§ **WRITTEN INSTRUCTION**: Leaving the pictures aside, transcribe every line below exactly.

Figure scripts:

---+---

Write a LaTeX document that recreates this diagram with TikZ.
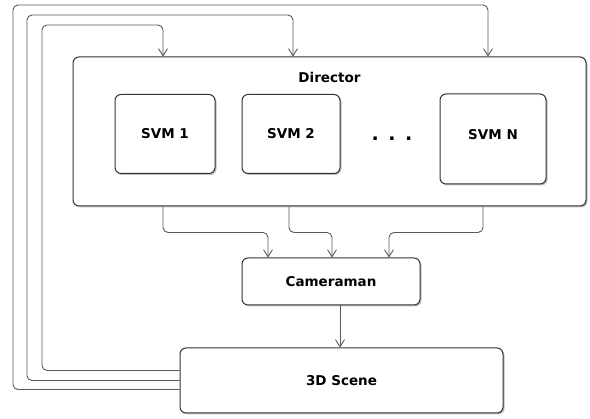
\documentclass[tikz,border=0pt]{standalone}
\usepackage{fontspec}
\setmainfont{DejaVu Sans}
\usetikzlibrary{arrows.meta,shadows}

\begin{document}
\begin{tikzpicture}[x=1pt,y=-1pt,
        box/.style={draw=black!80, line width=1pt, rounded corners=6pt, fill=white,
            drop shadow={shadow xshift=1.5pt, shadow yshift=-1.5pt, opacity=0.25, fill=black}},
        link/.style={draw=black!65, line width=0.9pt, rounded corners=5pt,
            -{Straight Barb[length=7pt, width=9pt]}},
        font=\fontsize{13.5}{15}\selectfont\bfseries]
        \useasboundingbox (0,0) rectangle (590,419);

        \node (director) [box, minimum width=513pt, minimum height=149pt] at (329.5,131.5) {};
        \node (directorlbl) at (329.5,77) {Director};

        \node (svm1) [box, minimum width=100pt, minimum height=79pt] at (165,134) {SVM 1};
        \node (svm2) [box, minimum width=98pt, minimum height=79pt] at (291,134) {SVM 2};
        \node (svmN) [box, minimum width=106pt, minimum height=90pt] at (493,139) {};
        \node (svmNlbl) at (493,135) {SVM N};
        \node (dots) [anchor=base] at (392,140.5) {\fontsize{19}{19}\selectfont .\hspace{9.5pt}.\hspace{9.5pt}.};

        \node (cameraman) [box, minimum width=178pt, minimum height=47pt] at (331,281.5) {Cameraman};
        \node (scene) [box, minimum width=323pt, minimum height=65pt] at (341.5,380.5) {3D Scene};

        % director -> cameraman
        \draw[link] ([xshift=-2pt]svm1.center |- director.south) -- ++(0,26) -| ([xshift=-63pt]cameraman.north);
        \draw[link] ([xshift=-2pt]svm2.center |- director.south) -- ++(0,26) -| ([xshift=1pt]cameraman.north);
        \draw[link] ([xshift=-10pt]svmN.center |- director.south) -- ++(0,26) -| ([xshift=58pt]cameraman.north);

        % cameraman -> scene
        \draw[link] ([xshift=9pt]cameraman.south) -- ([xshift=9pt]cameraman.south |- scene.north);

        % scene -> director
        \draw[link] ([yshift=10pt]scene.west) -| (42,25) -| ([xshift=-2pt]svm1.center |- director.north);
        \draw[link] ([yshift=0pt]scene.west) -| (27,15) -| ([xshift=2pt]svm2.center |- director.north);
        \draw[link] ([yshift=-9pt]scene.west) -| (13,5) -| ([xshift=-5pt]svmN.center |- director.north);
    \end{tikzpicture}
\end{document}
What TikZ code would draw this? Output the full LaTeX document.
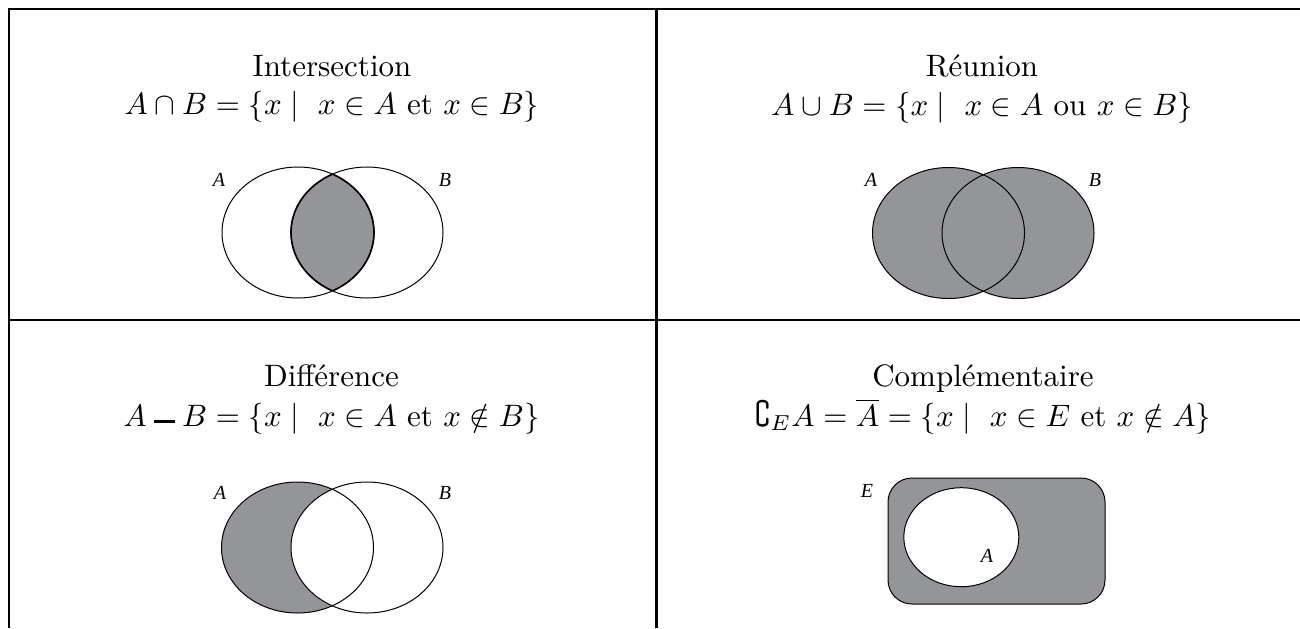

---+---

§ **ANSWER IN FULL**:
Write a LaTeX document that recreates this diagram with TikZ.
\documentclass[tikz,border=0pt]{standalone}
\usepackage{fontspec}
\setmainfont{DejaVu Sans}
\usetikzlibrary{arrows.meta,shadows}

\begin{document}
\begin{tikzpicture}[x=1pt,y=-1pt,
        box/.style={draw=black!80, line width=1pt, rounded corners=6pt, fill=white,
            drop shadow={shadow xshift=1.5pt, shadow yshift=-1.5pt, opacity=0.25, fill=black}},
        link/.style={draw=black!65, line width=0.9pt, rounded corners=5pt,
            -{Straight Barb[length=7pt, width=9pt]}},
        font=\fontsize{13.5}{15}\selectfont\bfseries]
        \useasboundingbox (0,0) rectangle (590,419);

        \node (director) [box, minimum width=513pt, minimum height=149pt] at (329.5,131.5) {};
        \node (directorlbl) at (329.5,77) {Director};

        \node (svm1) [box, minimum width=100pt, minimum height=79pt] at (165,134) {SVM 1};
        \node (svm2) [box, minimum width=98pt, minimum height=79pt] at (291,134) {SVM 2};
        \node (svmN) [box, minimum width=106pt, minimum height=90pt] at (493,139) {};
        \node (svmNlbl) at (493,135) {SVM N};
        \node (dots) [anchor=base] at (392,140.5) {\fontsize{19}{19}\selectfont .\hspace{9.5pt}.\hspace{9.5pt}.};

        \node (cameraman) [box, minimum width=178pt, minimum height=47pt] at (331,281.5) {Cameraman};
        \node (scene) [box, minimum width=323pt, minimum height=65pt] at (341.5,380.5) {3D Scene};

        % director -> cameraman
        \draw[link] ([xshift=-2pt]svm1.center |- director.south) -- ++(0,26) -| ([xshift=-63pt]cameraman.north);
        \draw[link] ([xshift=-2pt]svm2.center |- director.south) -- ++(0,26) -| ([xshift=1pt]cameraman.north);
        \draw[link] ([xshift=-10pt]svmN.center |- director.south) -- ++(0,26) -| ([xshift=58pt]cameraman.north);

        % cameraman -> scene
        \draw[link] ([xshift=9pt]cameraman.south) -- ([xshift=9pt]cameraman.south |- scene.north);

        % scene -> director
        \draw[link] ([yshift=10pt]scene.west) -| (42,25) -| ([xshift=-2pt]svm1.center |- director.north);
        \draw[link] ([yshift=0pt]scene.west) -| (27,15) -| ([xshift=2pt]svm2.center |- director.north);
        \draw[link] ([yshift=-9pt]scene.west) -| (13,5) -| ([xshift=-5pt]svmN.center |- director.north);
    \end{tikzpicture}
\end{document}
What TikZ code would draw this? Output the full LaTeX document.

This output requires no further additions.